Personal information
- Date of birth: August 25, 1992 (age 33)
- Place of birth: Centennial, Colorado, United States
- Height: 1.88 m (6 ft 2 in)
- Position(s): Defender, Midfielder

College career
- Years: Team / Apps / (Gls)
- 2010–2013: Drexel Dragons

Senior career*
- Years: Team / Apps / (Gls)
- 2013: Ocean City Nor'easters / 12 / (5)
- 2014: Michigan Bucks / 13 / (1)
- 2015: Harrisburg City Islanders / 28 / (3)
- 2016–2017: Philadelphia Union / 23 / (2)
- 2016–2017: → Bethlehem Steel (loan) / 13 / (1)
- 2018: Penn FC / 21 / (6)
- 2019: Nashville SC / 25 / (4)
- 2020: Nashville SC / 0 / (0)

= Ken Tribbett =

American soccer player (born 1992)

Ken Tribbett (born August 25, 1992) is an American soccer player.

==Playing career==
===College===
Tribbett played college soccer at Drexel University between 2010 and 2013.

===Club===
====Ocean City Nor'easters====
While at college, Tribbett appeared for USL PDL club Ocean City Nor'easters in 2013 and played with fellow PDL club Michigan Bucks in 2014 after graduating.

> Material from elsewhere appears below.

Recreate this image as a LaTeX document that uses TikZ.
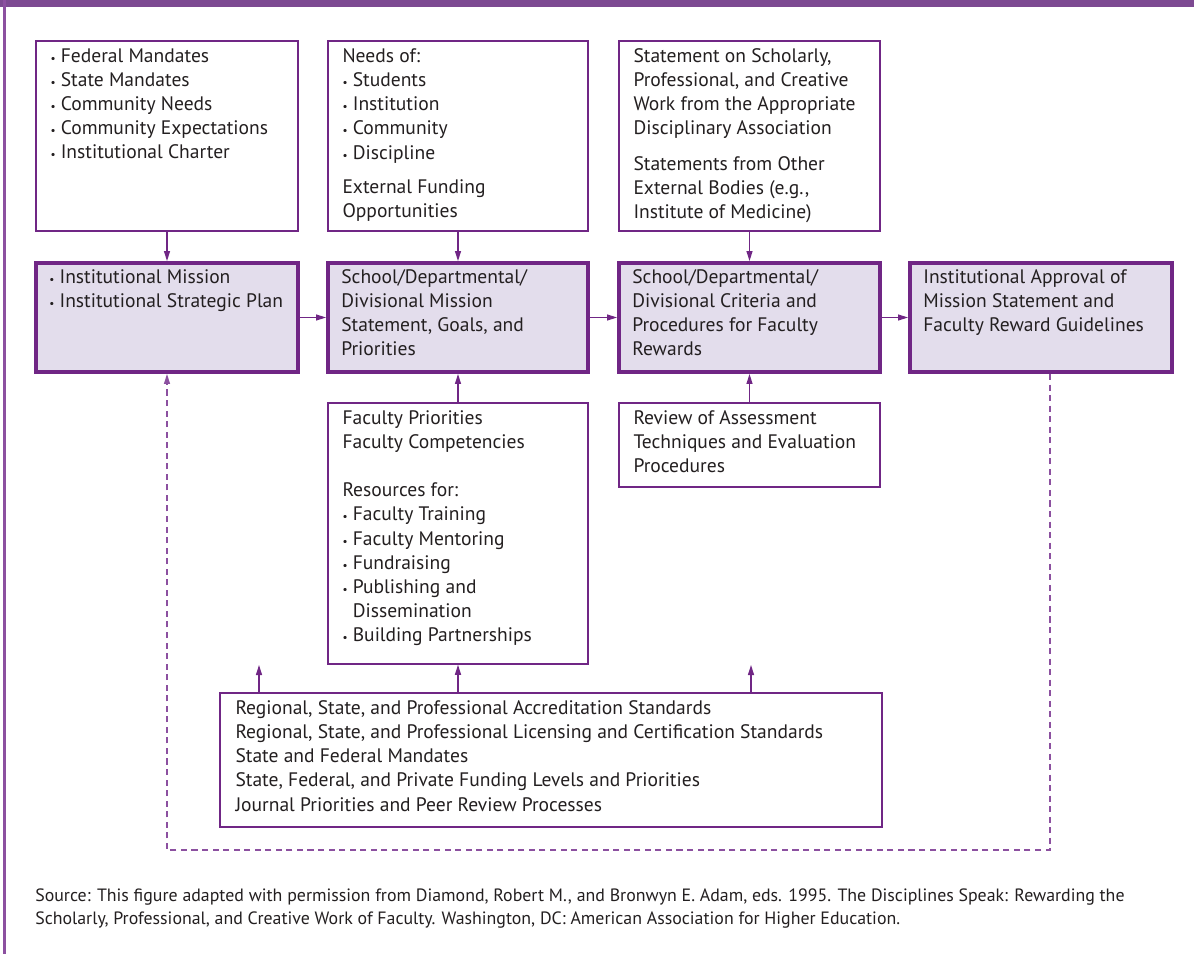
\documentclass[tikz,border=0pt]{standalone}
\usepackage{fontspec}
\setmainfont{PT Sans}
\usetikzlibrary{positioning,arrows.meta,calc}
\definecolor{plum}{RGB}{112,38,133}
\definecolor{lilac}{RGB}{227,221,236}
\definecolor{barplum}{RGB}{125,74,146}
\definecolor{dashplum}{RGB}{140,80,160}
\definecolor{ink}{RGB}{35,31,32}
\tikzset{txt/.style={anchor=north west, inner sep=0pt, align=left, text=ink, font=\fontsize{13.9}{17.2}\selectfont}}
\newcommand{\bu}{{\footnotesize\textbullet}\ }

\begin{document}
\begin{tikzpicture}[
    >={Triangle[length=0.25cm,width=0.15cm]},
    line/.style={draw=plum, ->, line width=0.9pt},
    back/.style={draw=dashplum, ->, line width=0.9pt, dash pattern=on 4.3pt off 3.2pt},
    inbox/.style={
        draw=plum,
        line width=1.1pt,
        fill=white,
        minimum width=6.55cm
    },
    keybox/.style={
        draw=plum,
        line width=2.8pt,
        fill=lilac,
        minimum width=6.55cm,
        minimum height=2.725cm
    }
]
\useasboundingbox (0,0) rectangle (29.85,-23.85);
% Frame
\fill[barplum] (0,0) rectangle (29.85,-0.175);
\fill[dashplum] (0.075,0) rectangle (0.15,-23.85);
% Top inputs
\node[inbox, minimum height=4.75cm] (mandates) at (4.175,-3.4) {};
\node[inbox, minimum width=6.5cm, minimum height=4.75cm] (needs) at (11.45,-3.4) {};
\node[inbox, minimum width=6.525cm, minimum height=4.75cm] (statements) at (18.7375,-3.4) {};
% Key boxes
\node[keybox] (mission) at (4.175,-7.9375) {};
\node[keybox, minimum width=6.5cm] (unit) at (11.45,-7.9375) {};
\node[keybox, minimum width=6.525cm] (criteria) at (18.7375,-7.9375) {};
\node[keybox] (approval) at (26.025,-7.9375) {};
% Lower inputs
\node[inbox, minimum width=6.5cm, minimum height=6.525cm] (faculty) at (11.45,-13.3375) {};
\node[inbox, minimum width=6.525cm, minimum height=2.1cm] (review) at (18.7375,-11.125) {};
\node[inbox, minimum width=16.55cm, minimum height=3.35cm] (external) at (13.775,-19.0) {};
% Texts
\node[txt] (mandatesTxt) at ([shift={(0.375,-0.2)}]mandates.north west) {\bu Federal Mandates\\ \bu State Mandates\\ \bu Community Needs\\ \bu Community Expectations\\ \bu Institutional Charter};
\node[txt] (needsTxt) at ([shift={(0.375,-0.2)}]needs.north west) {Needs of:\\ \bu Students\\ \bu Institution\\ \bu Community\\ \bu Discipline\\[0.25cm] External Funding\\ Opportunities};
\node[txt] (statementsTxt) at ([shift={(0.375,-0.2)}]statements.north west) {Statement on Scholarly,\\ Professional, and Creative\\ Work from the Appropriate\\ Disciplinary Association\\[0.275cm] Statements from Other\\ External Bodies (e.g.,\\ Institute of Medicine)};
\node[txt] (missionTxt) at ([shift={(0.375,-0.2)}]mission.north west) {\bu Institutional Mission\\ \bu Institutional Strategic Plan};
\node[txt] (unitTxt) at ([shift={(0.375,-0.2)}]unit.north west) {School/Departmental/\\ Divisional Mission\\ Statement, Goals, and\\ Priorities};
\node[txt] (criteriaTxt) at ([shift={(0.375,-0.2)}]criteria.north west) {School/Departmental/\\ Divisional Criteria and\\ Procedures for Faculty\\ Rewards};
\node[txt] (approvalTxt) at ([shift={(0.375,-0.2)}]approval.north west) {Institutional Approval of\\ Mission Statement and\\ Faculty Reward Guidelines};
\node[txt] (facultyTxt) at ([shift={(0.375,-0.2)}]faculty.north west) {Faculty Priorities\\ Faculty Competencies\\[0.6cm] Resources for:\\ \bu Faculty Training\\ \bu Faculty Mentoring\\ \bu Fundraising\\ \bu Publishing and\\ \phantom{\bu}Dissemination\\ \bu Building Partnerships};
\node[txt] (reviewTxt) at ([shift={(0.375,-0.2)}]review.north west) {Review of Assessment\\ Techniques and Evaluation\\ Procedures};
\node[txt] (externalTxt) at ([shift={(0.4,-0.2)}]external.north west) {Regional, State, and Professional Accreditation Standards\\ Regional, State, and Professional Licensing and Certification Standards\\ State and Federal Mandates\\ State, Federal, and Private Funding Levels and Priorities\\ Journal Priorities and Peer Review Processes};
% Source note
\node[txt, font=\fontsize{12.7}{15.8}\selectfont] (source) at (0.875,-22.22) {Source: This figure adapted with permission from Diamond, Robert M., and Bronwyn E. Adam, eds. 1995. The Disciplines Speak: Rewarding the\\ Scholarly, Professional, and Creative Work of Faculty. Washington, DC: American Association for Higher Education.};
% Top connections
\draw[line] (mandates) -- (mission);
\draw[line] (needs) -- (unit);
\draw[line] (statements) -- (criteria);
% Main chain
\draw[line] (mission) -- (unit);
\draw[line] (unit) -- (criteria);
\draw[line] (criteria) -- (approval);
% Lower inputs
\draw[line] (faculty) -- (unit);
\draw[line] (review) -- (criteria);
% External standards
\coordinate (leftTip) at (6.475,-16.625);
\coordinate (rightTip) at (18.775,-16.625);
\draw[line] (external.north -| leftTip) -- (leftTip);
\draw[line] (external.north -| faculty.south) -- (faculty.south);
\draw[line] (external.north -| rightTip) -- (rightTip);
% Feedback loop
\coordinate (loopR) at (26.25,-21.25);
\coordinate (loopL) at (4.175,-21.25);
\draw[back] (approval.south -| loopR) -- (loopR) -- (loopL) -- (mission.south);
\end{tikzpicture}
\end{document}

====Harrisburg City Islanders====
Tribbett signed with United Soccer League club Harrisburg City Islanders on March 24, 2015. Tribbett would become an immediate contributor to the City Islanders making 28 appearances and scoring 3 goals from the backline. His seasonal performance named him a 2015 USL Rookie of the Year finalist.

====Philadelphia Union====
Tribbett moved to USL side Bethlehem Steel on January 29, 2016. After less than a month with Bethlehem Steel, Tribbett signed with Major League Soccer side Philadelphia Union, the parent club to Bethlehem Steel. Originally brought in as depth, Tribbett started the first match of the season against FC Dallas due to impressing in preseason and other roster injury concerns. His first goal for the Union was an equalizer at Orlando City. Tribbett's rookie season would show flashes of promise mixed with damning errors, notably in a home match losing 3–1 to Toronto FC, scoring the Union's only goal but costing several errors. The rookie would struggle against Toronto FC again in the opening game of the playoffs with defensive miscues leading to two of Toronto's three goals.

His appearances with the Union would be limited during the 2017 season making only one league appearance for the Union. Most of his time would be individual loans spells to Bethlehem Steel FC where he would make 12 appearances and scored once. At the end of the season, Tribbett was released from Union.

====Penn FC====
Tribbett returned to Harrisburg joining USL side Penn FC on March 2, 2018. He would resume his role as a leader in the newly branded team. Tribbett was appointed captain making 21 appearances and scoring 6 goals (second most for the team) at centerback.

====Nashville SC====
USL side Nashville SC announced they had signed Tribbett for the 2019 season on November 28, 2018.

Tribbett remained with Nashville following their move to MLS in 2020. Tribbett's contract with Nashville expired following the 2020 season.